Short task: Copy exactly the lines from the start of the material through the line with "-- ([yshift=-2pt]judul.base east);". Pictures stay out of the copy.

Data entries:
####
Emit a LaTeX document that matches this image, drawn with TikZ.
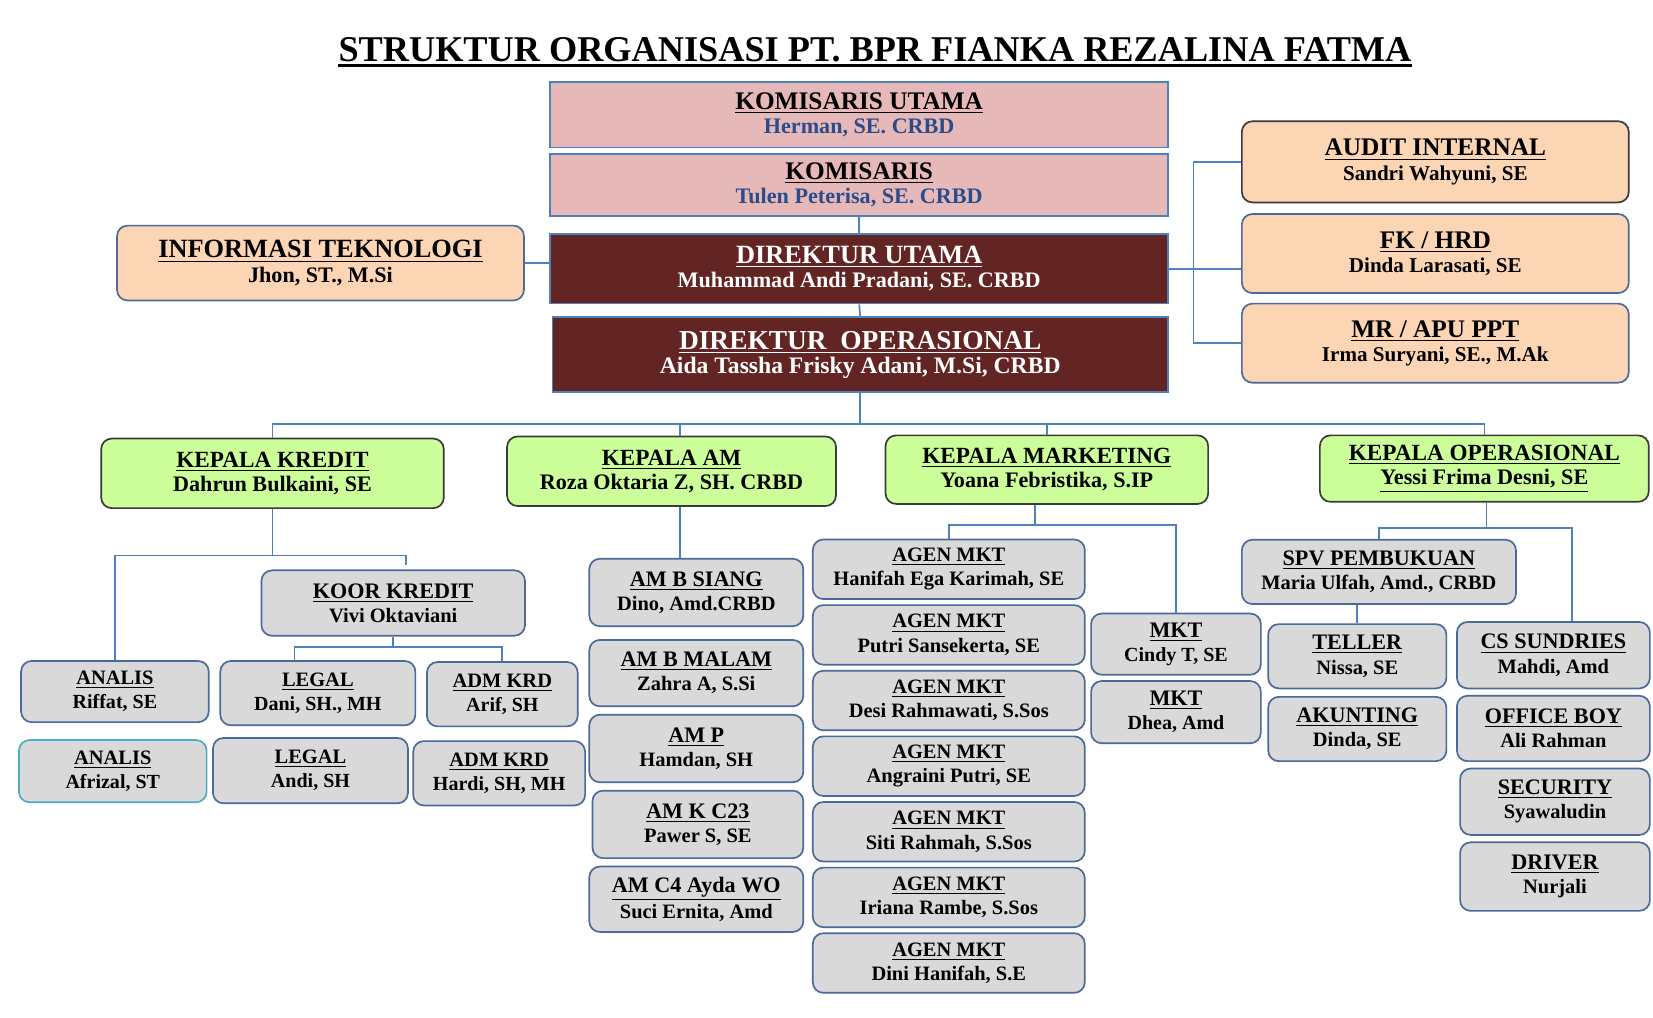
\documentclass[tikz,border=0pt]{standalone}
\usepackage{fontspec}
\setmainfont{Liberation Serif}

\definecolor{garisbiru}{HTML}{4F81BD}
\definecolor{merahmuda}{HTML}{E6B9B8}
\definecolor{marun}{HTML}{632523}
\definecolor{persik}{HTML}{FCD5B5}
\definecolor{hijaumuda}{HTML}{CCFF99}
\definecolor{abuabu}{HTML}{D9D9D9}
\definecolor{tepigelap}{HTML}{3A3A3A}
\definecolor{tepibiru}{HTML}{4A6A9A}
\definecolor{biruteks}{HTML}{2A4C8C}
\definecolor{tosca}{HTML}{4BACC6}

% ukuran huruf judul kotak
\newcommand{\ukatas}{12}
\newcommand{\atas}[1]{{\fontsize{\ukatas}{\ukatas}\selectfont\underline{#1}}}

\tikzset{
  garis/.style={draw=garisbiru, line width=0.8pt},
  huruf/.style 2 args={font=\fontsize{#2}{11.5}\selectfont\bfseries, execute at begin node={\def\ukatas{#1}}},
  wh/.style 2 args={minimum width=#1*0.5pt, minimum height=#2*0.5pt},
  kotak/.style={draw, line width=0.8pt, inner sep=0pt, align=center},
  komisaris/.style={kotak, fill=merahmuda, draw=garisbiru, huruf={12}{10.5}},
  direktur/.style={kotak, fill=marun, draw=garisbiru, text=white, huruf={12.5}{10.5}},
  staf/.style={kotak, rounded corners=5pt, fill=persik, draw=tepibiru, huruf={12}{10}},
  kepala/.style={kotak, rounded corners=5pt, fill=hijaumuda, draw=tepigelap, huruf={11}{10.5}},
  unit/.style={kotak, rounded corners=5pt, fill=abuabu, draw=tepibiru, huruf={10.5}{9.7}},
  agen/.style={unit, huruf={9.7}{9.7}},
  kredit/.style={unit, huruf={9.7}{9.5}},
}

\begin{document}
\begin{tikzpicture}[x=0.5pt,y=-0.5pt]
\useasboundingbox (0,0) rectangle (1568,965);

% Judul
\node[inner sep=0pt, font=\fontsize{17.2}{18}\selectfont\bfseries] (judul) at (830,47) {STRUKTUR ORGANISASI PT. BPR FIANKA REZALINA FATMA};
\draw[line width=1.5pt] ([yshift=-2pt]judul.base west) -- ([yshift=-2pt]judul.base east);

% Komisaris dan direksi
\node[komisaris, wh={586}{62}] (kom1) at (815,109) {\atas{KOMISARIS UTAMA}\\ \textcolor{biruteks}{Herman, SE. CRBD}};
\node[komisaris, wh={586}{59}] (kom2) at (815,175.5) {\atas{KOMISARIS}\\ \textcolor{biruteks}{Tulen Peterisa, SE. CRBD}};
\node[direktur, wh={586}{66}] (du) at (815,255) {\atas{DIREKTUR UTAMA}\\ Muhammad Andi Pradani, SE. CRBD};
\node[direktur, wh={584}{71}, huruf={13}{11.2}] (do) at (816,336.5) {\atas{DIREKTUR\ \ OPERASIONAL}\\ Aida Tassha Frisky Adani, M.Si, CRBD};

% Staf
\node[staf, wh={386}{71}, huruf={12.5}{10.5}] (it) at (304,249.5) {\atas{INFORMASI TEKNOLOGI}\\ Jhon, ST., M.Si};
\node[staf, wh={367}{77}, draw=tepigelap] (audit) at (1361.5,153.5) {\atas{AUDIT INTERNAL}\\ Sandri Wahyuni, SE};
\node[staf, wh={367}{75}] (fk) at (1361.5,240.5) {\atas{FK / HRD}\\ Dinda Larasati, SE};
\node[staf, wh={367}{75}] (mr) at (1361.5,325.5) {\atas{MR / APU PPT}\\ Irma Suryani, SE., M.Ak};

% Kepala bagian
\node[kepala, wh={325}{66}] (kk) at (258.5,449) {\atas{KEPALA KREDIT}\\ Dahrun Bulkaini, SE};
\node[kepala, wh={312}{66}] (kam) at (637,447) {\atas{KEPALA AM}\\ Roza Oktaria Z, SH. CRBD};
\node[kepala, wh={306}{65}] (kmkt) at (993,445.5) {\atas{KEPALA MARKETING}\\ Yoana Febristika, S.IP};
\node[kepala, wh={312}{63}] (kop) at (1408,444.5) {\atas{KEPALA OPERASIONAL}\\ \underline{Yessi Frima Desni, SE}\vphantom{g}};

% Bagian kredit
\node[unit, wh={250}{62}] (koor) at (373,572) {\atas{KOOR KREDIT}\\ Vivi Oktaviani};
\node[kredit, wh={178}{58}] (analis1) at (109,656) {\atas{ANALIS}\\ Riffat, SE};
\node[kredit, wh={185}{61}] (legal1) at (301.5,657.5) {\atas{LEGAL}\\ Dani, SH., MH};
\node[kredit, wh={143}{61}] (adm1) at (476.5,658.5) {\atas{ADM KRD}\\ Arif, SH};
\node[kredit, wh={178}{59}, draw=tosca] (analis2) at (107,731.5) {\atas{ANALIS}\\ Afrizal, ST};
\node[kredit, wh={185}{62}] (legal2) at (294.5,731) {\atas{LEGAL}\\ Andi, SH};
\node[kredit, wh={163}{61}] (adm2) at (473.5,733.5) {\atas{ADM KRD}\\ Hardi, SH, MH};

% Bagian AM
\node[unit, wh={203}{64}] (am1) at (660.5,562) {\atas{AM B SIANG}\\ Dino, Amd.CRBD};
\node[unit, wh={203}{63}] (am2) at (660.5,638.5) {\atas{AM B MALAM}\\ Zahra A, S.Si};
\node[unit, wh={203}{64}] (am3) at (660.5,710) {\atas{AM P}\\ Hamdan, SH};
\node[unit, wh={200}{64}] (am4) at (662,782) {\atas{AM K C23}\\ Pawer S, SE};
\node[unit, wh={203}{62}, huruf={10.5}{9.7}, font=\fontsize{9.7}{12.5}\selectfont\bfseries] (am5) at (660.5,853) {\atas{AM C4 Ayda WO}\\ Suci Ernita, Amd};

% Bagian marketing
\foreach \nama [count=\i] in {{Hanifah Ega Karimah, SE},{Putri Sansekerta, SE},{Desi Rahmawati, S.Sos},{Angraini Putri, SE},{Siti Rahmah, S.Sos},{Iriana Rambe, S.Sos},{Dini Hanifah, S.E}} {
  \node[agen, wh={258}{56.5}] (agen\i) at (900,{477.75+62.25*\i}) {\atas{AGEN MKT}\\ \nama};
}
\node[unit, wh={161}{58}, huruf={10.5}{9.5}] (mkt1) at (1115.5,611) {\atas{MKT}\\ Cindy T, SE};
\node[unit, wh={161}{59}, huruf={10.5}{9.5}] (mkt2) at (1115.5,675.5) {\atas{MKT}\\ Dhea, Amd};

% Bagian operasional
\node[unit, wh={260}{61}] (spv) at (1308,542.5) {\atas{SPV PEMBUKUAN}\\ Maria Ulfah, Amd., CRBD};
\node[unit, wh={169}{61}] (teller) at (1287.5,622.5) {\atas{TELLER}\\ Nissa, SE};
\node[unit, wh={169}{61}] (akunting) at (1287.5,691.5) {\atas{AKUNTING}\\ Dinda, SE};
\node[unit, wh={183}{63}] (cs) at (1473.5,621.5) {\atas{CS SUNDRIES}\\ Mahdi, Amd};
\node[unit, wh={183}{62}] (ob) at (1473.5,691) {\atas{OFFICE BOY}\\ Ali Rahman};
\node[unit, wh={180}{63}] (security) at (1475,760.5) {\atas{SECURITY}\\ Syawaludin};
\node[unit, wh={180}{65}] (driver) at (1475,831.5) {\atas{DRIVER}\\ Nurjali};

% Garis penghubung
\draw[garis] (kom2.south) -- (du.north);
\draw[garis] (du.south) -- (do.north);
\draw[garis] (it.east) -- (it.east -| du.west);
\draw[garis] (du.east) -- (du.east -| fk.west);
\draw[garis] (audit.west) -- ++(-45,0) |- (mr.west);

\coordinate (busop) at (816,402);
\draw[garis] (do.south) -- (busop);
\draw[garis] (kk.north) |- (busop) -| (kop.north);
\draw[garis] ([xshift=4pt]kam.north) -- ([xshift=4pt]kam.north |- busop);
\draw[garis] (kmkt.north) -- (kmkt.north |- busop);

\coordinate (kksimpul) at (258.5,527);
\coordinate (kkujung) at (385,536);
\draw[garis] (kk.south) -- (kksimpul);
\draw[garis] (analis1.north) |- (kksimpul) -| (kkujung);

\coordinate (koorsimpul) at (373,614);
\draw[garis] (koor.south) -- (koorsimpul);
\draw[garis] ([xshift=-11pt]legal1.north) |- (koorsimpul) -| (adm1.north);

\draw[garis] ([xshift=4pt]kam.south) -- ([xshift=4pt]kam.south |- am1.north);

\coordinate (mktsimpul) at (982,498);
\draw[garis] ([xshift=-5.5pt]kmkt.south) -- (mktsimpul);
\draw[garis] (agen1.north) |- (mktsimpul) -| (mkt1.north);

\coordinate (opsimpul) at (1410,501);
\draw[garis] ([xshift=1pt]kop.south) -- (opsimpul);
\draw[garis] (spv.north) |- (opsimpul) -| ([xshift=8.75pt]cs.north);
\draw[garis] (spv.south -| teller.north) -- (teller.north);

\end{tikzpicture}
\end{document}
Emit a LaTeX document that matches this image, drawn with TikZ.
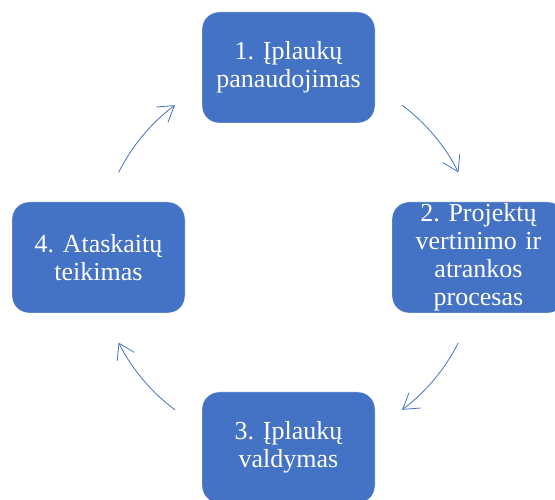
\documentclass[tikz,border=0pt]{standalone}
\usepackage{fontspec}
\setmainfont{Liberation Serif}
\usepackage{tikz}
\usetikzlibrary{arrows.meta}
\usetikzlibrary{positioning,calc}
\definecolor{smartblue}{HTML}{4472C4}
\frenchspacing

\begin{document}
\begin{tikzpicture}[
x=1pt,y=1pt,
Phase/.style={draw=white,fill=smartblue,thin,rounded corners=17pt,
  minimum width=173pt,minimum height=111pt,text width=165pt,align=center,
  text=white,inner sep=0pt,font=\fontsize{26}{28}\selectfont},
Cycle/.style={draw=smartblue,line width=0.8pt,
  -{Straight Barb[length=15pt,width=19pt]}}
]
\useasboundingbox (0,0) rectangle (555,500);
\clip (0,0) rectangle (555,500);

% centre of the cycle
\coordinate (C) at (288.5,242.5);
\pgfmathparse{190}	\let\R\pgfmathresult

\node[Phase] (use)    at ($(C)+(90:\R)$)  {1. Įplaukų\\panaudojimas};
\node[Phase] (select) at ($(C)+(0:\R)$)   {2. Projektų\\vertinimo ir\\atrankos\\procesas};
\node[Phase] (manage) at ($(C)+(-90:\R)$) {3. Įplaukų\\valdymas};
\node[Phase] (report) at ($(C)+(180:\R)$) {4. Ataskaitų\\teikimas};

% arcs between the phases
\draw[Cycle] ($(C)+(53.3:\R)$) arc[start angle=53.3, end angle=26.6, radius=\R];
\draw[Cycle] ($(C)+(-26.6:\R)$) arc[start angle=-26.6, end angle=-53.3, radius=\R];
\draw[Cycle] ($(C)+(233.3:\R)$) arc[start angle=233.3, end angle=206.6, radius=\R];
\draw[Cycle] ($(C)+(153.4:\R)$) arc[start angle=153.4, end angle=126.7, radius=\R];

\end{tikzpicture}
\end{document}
####
Written answer:
Emit a LaTeX document that matches this image, drawn with TikZ.
\documentclass[tikz,border=0pt]{standalone}
\usepackage{fontspec}
\setmainfont{Liberation Serif}

\definecolor{garisbiru}{HTML}{4F81BD}
\definecolor{merahmuda}{HTML}{E6B9B8}
\definecolor{marun}{HTML}{632523}
\definecolor{persik}{HTML}{FCD5B5}
\definecolor{hijaumuda}{HTML}{CCFF99}
\definecolor{abuabu}{HTML}{D9D9D9}
\definecolor{tepigelap}{HTML}{3A3A3A}
\definecolor{tepibiru}{HTML}{4A6A9A}
\definecolor{biruteks}{HTML}{2A4C8C}
\definecolor{tosca}{HTML}{4BACC6}

% ukuran huruf judul kotak
\newcommand{\ukatas}{12}
\newcommand{\atas}[1]{{\fontsize{\ukatas}{\ukatas}\selectfont\underline{#1}}}

\tikzset{
  garis/.style={draw=garisbiru, line width=0.8pt},
  huruf/.style 2 args={font=\fontsize{#2}{11.5}\selectfont\bfseries, execute at begin node={\def\ukatas{#1}}},
  wh/.style 2 args={minimum width=#1*0.5pt, minimum height=#2*0.5pt},
  kotak/.style={draw, line width=0.8pt, inner sep=0pt, align=center},
  komisaris/.style={kotak, fill=merahmuda, draw=garisbiru, huruf={12}{10.5}},
  direktur/.style={kotak, fill=marun, draw=garisbiru, text=white, huruf={12.5}{10.5}},
  staf/.style={kotak, rounded corners=5pt, fill=persik, draw=tepibiru, huruf={12}{10}},
  kepala/.style={kotak, rounded corners=5pt, fill=hijaumuda, draw=tepigelap, huruf={11}{10.5}},
  unit/.style={kotak, rounded corners=5pt, fill=abuabu, draw=tepibiru, huruf={10.5}{9.7}},
  agen/.style={unit, huruf={9.7}{9.7}},
  kredit/.style={unit, huruf={9.7}{9.5}},
}

\begin{document}
\begin{tikzpicture}[x=0.5pt,y=-0.5pt]
\useasboundingbox (0,0) rectangle (1568,965);

% Judul
\node[inner sep=0pt, font=\fontsize{17.2}{18}\selectfont\bfseries] (judul) at (830,47) {STRUKTUR ORGANISASI PT. BPR FIANKA REZALINA FATMA};
\draw[line width=1.5pt] ([yshift=-2pt]judul.base west) -- ([yshift=-2pt]judul.base east);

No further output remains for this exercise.